In den depressiven Phasen kann ich weniger gut arbeiten, bin langsamer, fühle mich innerlich leer und unzulänglich, habe das Gefühl, nicht gut genug zu sein. Ich kann dann meinen Alltag nur unter großer Kraftanstrengung wuppen. In diesen Phasen habe ich kaum Freunde um mich und bin auch keine gute Freundin. So wie ich in den hypomanischen Phasen mitunter übersehe, wie sich andere Menschen fühlen, so kann ich in den depressiven Phasen oft nicht fühlen, was andere Menschen fühlen.
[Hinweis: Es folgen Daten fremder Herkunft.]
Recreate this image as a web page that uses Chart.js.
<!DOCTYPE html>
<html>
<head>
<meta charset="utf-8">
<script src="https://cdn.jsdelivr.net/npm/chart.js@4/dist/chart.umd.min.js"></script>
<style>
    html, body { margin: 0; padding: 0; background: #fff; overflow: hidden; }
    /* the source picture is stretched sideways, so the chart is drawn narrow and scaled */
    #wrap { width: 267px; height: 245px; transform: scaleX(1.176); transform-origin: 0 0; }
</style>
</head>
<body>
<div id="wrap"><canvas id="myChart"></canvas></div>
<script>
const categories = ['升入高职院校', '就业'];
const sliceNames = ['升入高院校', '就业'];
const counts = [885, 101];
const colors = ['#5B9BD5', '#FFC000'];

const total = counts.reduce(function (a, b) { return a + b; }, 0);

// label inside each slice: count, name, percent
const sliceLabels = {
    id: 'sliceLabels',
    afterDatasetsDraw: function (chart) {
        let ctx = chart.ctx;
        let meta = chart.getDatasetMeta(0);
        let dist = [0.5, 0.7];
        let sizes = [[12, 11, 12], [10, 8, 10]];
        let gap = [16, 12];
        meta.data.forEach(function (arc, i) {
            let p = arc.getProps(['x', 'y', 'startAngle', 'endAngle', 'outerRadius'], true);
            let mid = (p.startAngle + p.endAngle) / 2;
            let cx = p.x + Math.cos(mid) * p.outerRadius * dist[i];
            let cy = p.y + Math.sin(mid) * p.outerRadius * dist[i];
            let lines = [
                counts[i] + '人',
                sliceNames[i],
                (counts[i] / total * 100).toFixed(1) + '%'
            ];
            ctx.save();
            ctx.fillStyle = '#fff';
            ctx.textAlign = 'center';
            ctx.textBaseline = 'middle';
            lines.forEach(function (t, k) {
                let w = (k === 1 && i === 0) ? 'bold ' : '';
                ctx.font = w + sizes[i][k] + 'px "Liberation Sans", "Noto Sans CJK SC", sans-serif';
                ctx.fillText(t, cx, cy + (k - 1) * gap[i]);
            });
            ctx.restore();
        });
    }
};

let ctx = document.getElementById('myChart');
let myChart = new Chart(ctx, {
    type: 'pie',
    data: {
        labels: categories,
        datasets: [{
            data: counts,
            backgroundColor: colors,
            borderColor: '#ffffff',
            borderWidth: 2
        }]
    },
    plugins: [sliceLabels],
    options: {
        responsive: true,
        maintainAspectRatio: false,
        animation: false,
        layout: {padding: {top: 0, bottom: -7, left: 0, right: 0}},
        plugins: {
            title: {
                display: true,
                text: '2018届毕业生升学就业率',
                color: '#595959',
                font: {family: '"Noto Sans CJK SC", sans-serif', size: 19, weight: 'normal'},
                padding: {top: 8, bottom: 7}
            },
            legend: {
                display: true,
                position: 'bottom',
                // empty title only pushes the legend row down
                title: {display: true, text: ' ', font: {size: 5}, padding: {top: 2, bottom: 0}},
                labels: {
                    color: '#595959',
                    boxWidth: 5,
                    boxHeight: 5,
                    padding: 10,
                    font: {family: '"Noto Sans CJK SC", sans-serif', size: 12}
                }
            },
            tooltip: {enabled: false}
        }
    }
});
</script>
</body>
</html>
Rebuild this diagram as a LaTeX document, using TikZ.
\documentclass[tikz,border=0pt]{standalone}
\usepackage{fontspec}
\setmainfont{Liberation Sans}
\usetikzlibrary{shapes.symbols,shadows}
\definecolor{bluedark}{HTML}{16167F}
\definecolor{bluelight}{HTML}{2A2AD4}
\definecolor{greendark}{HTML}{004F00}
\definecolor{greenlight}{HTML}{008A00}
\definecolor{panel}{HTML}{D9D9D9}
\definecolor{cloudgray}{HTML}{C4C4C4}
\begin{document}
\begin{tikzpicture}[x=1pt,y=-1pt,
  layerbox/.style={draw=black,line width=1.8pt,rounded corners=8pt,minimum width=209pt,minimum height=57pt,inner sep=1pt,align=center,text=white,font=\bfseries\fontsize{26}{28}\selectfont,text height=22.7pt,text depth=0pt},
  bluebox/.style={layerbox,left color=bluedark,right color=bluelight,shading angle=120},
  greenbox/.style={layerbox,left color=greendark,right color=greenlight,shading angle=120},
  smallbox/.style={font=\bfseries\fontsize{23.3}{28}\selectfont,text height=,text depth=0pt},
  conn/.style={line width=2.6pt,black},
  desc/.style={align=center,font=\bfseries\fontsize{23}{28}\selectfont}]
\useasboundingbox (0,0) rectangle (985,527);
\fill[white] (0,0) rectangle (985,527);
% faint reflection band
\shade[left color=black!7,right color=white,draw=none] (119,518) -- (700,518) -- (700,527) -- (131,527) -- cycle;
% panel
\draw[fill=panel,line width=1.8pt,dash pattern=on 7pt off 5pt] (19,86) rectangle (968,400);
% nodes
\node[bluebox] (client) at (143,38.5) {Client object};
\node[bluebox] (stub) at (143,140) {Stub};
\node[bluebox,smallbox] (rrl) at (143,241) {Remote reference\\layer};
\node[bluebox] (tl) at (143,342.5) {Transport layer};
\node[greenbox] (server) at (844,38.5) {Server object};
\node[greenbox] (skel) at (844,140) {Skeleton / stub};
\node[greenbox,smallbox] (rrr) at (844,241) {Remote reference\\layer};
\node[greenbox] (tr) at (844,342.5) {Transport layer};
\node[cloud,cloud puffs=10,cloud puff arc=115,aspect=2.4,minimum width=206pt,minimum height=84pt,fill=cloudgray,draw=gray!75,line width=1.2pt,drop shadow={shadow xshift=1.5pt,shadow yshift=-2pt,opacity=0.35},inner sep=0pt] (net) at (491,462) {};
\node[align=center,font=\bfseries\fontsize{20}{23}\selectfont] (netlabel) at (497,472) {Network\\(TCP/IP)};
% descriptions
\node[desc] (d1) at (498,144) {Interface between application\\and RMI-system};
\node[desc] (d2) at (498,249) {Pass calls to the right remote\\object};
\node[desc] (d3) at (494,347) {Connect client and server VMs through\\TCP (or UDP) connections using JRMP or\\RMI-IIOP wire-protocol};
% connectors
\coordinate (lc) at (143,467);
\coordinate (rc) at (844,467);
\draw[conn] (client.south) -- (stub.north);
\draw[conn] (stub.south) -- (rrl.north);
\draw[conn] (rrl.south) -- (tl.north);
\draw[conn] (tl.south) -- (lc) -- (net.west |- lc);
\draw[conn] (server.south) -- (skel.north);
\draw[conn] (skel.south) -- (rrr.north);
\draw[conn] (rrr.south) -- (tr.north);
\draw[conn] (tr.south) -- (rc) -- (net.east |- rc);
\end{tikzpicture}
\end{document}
Ich fühl ja selbst so wenig.

Es ist ein wenig wie im Gewohnten etwas Neues zu entdecken. Tatsächlich – das bin ja ich! Und eventuell ist mehr an der nie offiziell gestellten Diagnose meines Therapeuten als ich mir eingestehen wollte. Ich bin damals einfach gegangen. Ich war austherapiert und er hat keine Verlängerung für mich bekommen. Nicht ohne Diagnose.

Tja. Da gehen gerade Gedanken auf Wanderschaft. Ob ich am Ende doch eine Diagnose brauche. Um ausreichend Hilfe für mich zu erhalten. Wenn die Diagnose tatsächlich stimmt, dann bin ich halt krank. Also – chronisch krank mit mindestens einer depressiven Episode im Jahr. Also – das ist so. Es könnte aber auch einfach ADHS sein und damit weniger dramatisch. Ob ich das jetzt doch mal untersuchen lassen möchte? Ob ich das wirklich wissen will?

Eigentlich will ich einfach nur gut leben können. Egal mit was. Und ich möchte weniger tief in die depressiven Stimmungen fallen. Und ich glaube, ich bin ziemlich wach mit mir. Inzwischen sogar dann, wenn ich ein Hoch habe. Also, Hoch die Tassen, auf ein wenig Neues im Gewohnten.